======== Available data ========
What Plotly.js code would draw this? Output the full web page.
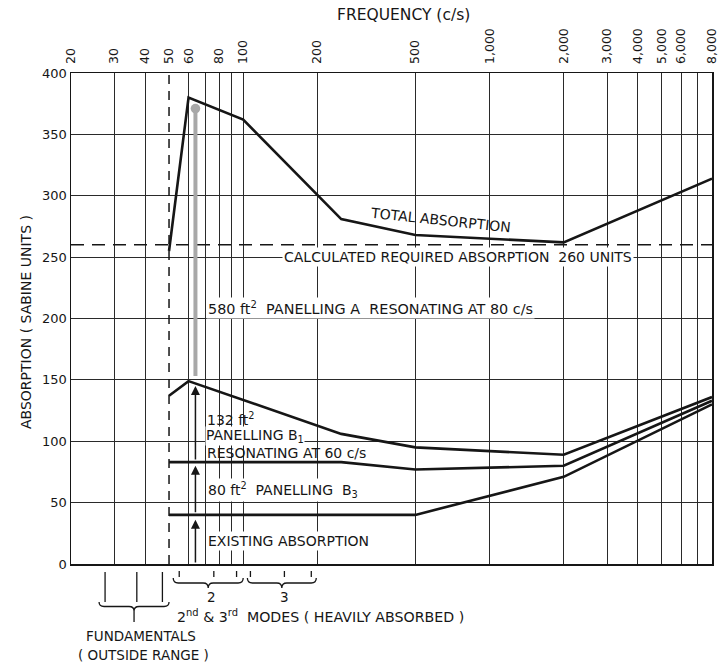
<!DOCTYPE html>
<html>
<head>
<meta charset="utf-8">
<script src="https://cdn.plot.ly/plotly-3.0.1.min.js"></script>
<style>html,body{margin:0;padding:0;background:#fff;}#chart{width:723px;height:667px;}</style>
</head>
<body>
<div id="chart"></div>
<script>
// ---- data ----
const freqLabelVals = [20, 30, 40, 50, 60, 80, 100, 200, 500, 1000, 2000, 3000, 4000, 5000, 6000, 8000];
const freqLabelText = ['20', '30', '40', '50', '60', '80', '100', '200', '500', '1,000', '2,000', '3,000', '4,000', '5,000', '6,000', '8,000'];
const gridFreqs = [30, 40, 60, 70, 80, 90, 100, 200, 500, 1000, 2000, 3000, 4000, 5000, 6000, 7000];

const totalFreq = [50, 60, 100, 250, 500, 2000, 8000];
const totalAbs = [255, 380, 362, 281, 268, 262, 314];

const b1Freq = [50, 60, 250, 500, 2000, 8000];
const b1Abs = [137, 149, 106, 95, 89, 136];

const b3Freq = [50, 250, 500, 2000, 8000];
const b3Abs = [83, 83, 77, 80, 133];

const existingFreq = [50, 500, 2000, 8000];
const existingAbs = [40, 40, 71, 130];

const requiredAbs = 260;
const lowerLimitFreq = 50;
const arrowFreq = 64;
const fundamentalsTicks = [27.5, 37, 47];
const mode2Ticks = [55, 76, 94];
const mode3Ticks = [107, 147, 189];

// ---- layout geometry ----
const W = 723, H = 667;
const M = {l: 71, r: 11, t: 73, b: 103};
const PW = W - M.l - M.r, PH = H - M.t - M.b;
const FMIN = 20, FMAX = 8000;
const px = x => (x - M.l) / PW;          // pixel -> paper x
const py = y => (H - M.b - y) / PH;      // pixel -> paper y
const fpx = f => M.l + PW * Math.log10(f / FMIN) / Math.log10(FMAX / FMIN);

const FONT = 'DejaVu Sans, sans-serif';
const INK = '#161616';

const lineStyle = {color: INK, width: 2.6};
const traces = [
  {x: totalFreq, y: totalAbs, mode: 'lines', line: lineStyle, hoverinfo: 'skip'},
  {x: b1Freq, y: b1Abs, mode: 'lines', line: lineStyle, hoverinfo: 'skip'},
  {x: b3Freq, y: b3Abs, mode: 'lines', line: lineStyle, hoverinfo: 'skip'},
  {x: existingFreq, y: existingAbs, mode: 'lines', line: lineStyle, hoverinfo: 'skip'},
  {x: [FMIN, FMAX], y: [requiredAbs, requiredAbs], mode: 'lines',
   line: {color: INK, width: 1.5, dash: '13px,8px'}, hoverinfo: 'skip'},
  {x: [lowerLimitFreq, lowerLimitFreq], y: [0, 400], mode: 'lines', xaxis: 'x2',
   line: {color: INK, width: 1.5, dash: '9px,7px'}, hoverinfo: 'skip'}
];

function brace(xL, xR, yTop, depth) {
  const mid = (xL + xR) / 2, r = 5, ym = yTop + depth / 2, yb = yTop + depth;
  const P = (x, y) => px(x).toFixed(5) + ',' + py(y).toFixed(5);
  return 'M' + P(xL, yTop) + ' Q' + P(xL, ym) + ' ' + P(xL + r, ym) +
    ' L' + P(mid - r, ym) + ' Q' + P(mid, ym) + ' ' + P(mid, yb) +
    ' Q' + P(mid, ym) + ' ' + P(mid + r, ym) + ' L' + P(xR - r, ym) +
    ' Q' + P(xR, ym) + ' ' + P(xR, yTop);
}

const shapes = [];
const thin = {color: INK, width: 1.3};
fundamentalsTicks.forEach(f => shapes.push({type: 'line', xref: 'paper', yref: 'paper',
  x0: px(fpx(f)), x1: px(fpx(f)), y0: py(572), y1: py(602), line: thin}));
mode2Ticks.concat(mode3Ticks).forEach(f => shapes.push({type: 'line', xref: 'paper', yref: 'paper',
  x0: px(fpx(f)), x1: px(fpx(f)), y0: py(571), y1: py(577), line: thin}));
shapes.push({type: 'path', xref: 'paper', yref: 'paper', path: brace(fpx(26), fpx(50), 602, 9), line: thin});
shapes.push({type: 'line', xref: 'paper', yref: 'paper', x0: px((fpx(26) + fpx(50)) / 2), x1: px((fpx(26) + fpx(50)) / 2), y0: py(611), y1: py(622), line: thin});
shapes.push({type: 'path', xref: 'paper', yref: 'paper', path: brace(fpx(52), fpx(100), 578, 10), line: thin});
shapes.push({type: 'path', xref: 'paper', yref: 'paper', path: brace(fpx(104), fpx(198), 578, 10), line: thin});

const tf = s => ({family: FONT, size: s, color: INK});
const ann = (text, x, y, opts) => Object.assign({text: text, xref: 'paper', yref: 'paper', x: x, y: y,
  showarrow: false, font: tf(14), xanchor: 'center', yanchor: 'middle'}, opts || {});

const annotations = [
  ann('FREQUENCY (c/s)', px(403), py(15), {font: tf(15.5)}),
  ann('ABSORPTION ( SABINE UNITS )', px(26), py(322), {textangle: -90, font: tf(14)}),
  ann('TOTAL ABSORPTION', px(440), py(220), {textangle: 6}),
  ann('CALCULATED REQUIRED ABSORPTION  260 UNITS', px(458), py(257), {bgcolor: '#fff'}),
  ann('580 ft<sup>2</sup>  PANELLING A  RESONATING AT 80 c/s', px(206), py(308), {xanchor: 'left', bgcolor: '#fff', font: tf(14.4)}),
  ann('PANELLING B<sub>1</sub>', px(205), py(436), {xanchor: 'left', bgcolor: '#fff', borderpad: 0}),
  ann('132 ft<sup>2</sup>', px(205), py(419), {xanchor: 'left'}),
  ann('RESONATING AT 60 c/s', px(205), py(453), {xanchor: 'left'}),
  ann('80 ft<sup>2</sup>  PANELLING  B<sub>3</sub>', px(206), py(490), {xanchor: 'left', bgcolor: '#fff'}),
  ann('EXISTING ABSORPTION', px(206), py(541), {xanchor: 'left', bgcolor: '#fff'}),
  ann('2', px(211), py(597), {font: tf(13.5)}),
  ann('3', px(284), py(597), {font: tf(13.5)}),
  ann('2<sup>nd</sup> &amp; 3<sup>rd</sup>  MODES ( HEAVILY ABSORBED )', px(175), py(616), {xanchor: 'left', font: tf(14.2)}),
  ann('FUNDAMENTALS', px(141), py(636), {font: tf(13.5)}),
  ann('( OUTSIDE RANGE )', px(143), py(655), {font: tf(13.5)}),
  // arrows (log axis: annotation x in log10 units)
  {x: Math.log10(arrowFreq), y: 371, xref: 'x', yref: 'y', ax: 0, ay: 152, axref: 'pixel', ayref: 'y',
   showarrow: true, arrowhead: 6, arrowsize: 0.6, arrowwidth: 4, arrowcolor: '#a8a8a8', text: ''},
  {x: Math.log10(arrowFreq), y: 36, xref: 'x', yref: 'y', ax: 0, ay: 0, axref: 'pixel', ayref: 'y',
   showarrow: true, arrowhead: 2, arrowsize: 1.2, arrowwidth: 1.5, arrowcolor: INK, text: ''},
  {x: Math.log10(arrowFreq), y: 80, xref: 'x', yref: 'y', ax: 0, ay: 41, axref: 'pixel', ayref: 'y',
   showarrow: true, arrowhead: 2, arrowsize: 1.2, arrowwidth: 1.5, arrowcolor: INK, text: ''},
  {x: Math.log10(arrowFreq), y: 145, xref: 'x', yref: 'y', ax: 0, ay: 84, axref: 'pixel', ayref: 'y',
   showarrow: true, arrowhead: 2, arrowsize: 1.2, arrowwidth: 1.5, arrowcolor: INK, text: ''}
];

const logRange = [Math.log10(FMIN), Math.log10(FMAX)];
const layout = {
  width: W, height: H,
  margin: M,
  paper_bgcolor: '#fff', plot_bgcolor: '#fff',
  showlegend: false,
  font: {family: FONT, size: 12, color: INK},
  xaxis: {type: 'log', range: logRange, tickmode: 'array', tickvals: gridFreqs,
    showticklabels: false, ticks: '', showgrid: true, gridcolor: '#2a2a2a', gridwidth: 1,
    showline: true, mirror: true, linecolor: INK, linewidth: 1.5, zeroline: false, fixedrange: true},
  xaxis2: {type: 'log', range: logRange, overlaying: 'x', side: 'top', anchor: 'y',
    tickmode: 'array', tickvals: freqLabelVals, ticktext: freqLabelText, tickangle: -90,
    ticks: '', ticklabelstandoff: 8, showgrid: false, zeroline: false, showline: false,
    tickfont: {family: FONT, size: 12.5, color: INK}},
  yaxis: {range: [0, 400], tickmode: 'linear', tick0: 0, dtick: 50, ticks: '',
    showgrid: true, gridcolor: '#2a2a2a', gridwidth: 1, showline: true, mirror: true,
    linecolor: INK, linewidth: 1.5, zeroline: false, tickfont: {family: FONT, size: 13, color: INK}},
  shapes: shapes,
  annotations: annotations
};

Plotly.newPlot('chart', traces, layout, {staticPlot: true, displayModeBar: false});
</script>
</body>
</html>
========
Short exercise =
Omit the pictures, then repeat exactly each line from the beginning of the listing through the line with "const existingAbs = [40, 40, 71, 130];".

Result of this task =
What Plotly.js code would draw this? Output the full web page.
<!DOCTYPE html>
<html>
<head>
<meta charset="utf-8">
<script src="https://cdn.plot.ly/plotly-3.0.1.min.js"></script>
<style>html,body{margin:0;padding:0;background:#fff;}#chart{width:723px;height:667px;}</style>
</head>
<body>
<div id="chart"></div>
<script>
// ---- data ----
const freqLabelVals = [20, 30, 40, 50, 60, 80, 100, 200, 500, 1000, 2000, 3000, 4000, 5000, 6000, 8000];
const freqLabelText = ['20', '30', '40', '50', '60', '80', '100', '200', '500', '1,000', '2,000', '3,000', '4,000', '5,000', '6,000', '8,000'];
const gridFreqs = [30, 40, 60, 70, 80, 90, 100, 200, 500, 1000, 2000, 3000, 4000, 5000, 6000, 7000];

const totalFreq = [50, 60, 100, 250, 500, 2000, 8000];
const totalAbs = [255, 380, 362, 281, 268, 262, 314];

const b1Freq = [50, 60, 250, 500, 2000, 8000];
const b1Abs = [137, 149, 106, 95, 89, 136];

const b3Freq = [50, 250, 500, 2000, 8000];
const b3Abs = [83, 83, 77, 80, 133];

const existingFreq = [50, 500, 2000, 8000];
const existingAbs = [40, 40, 71, 130];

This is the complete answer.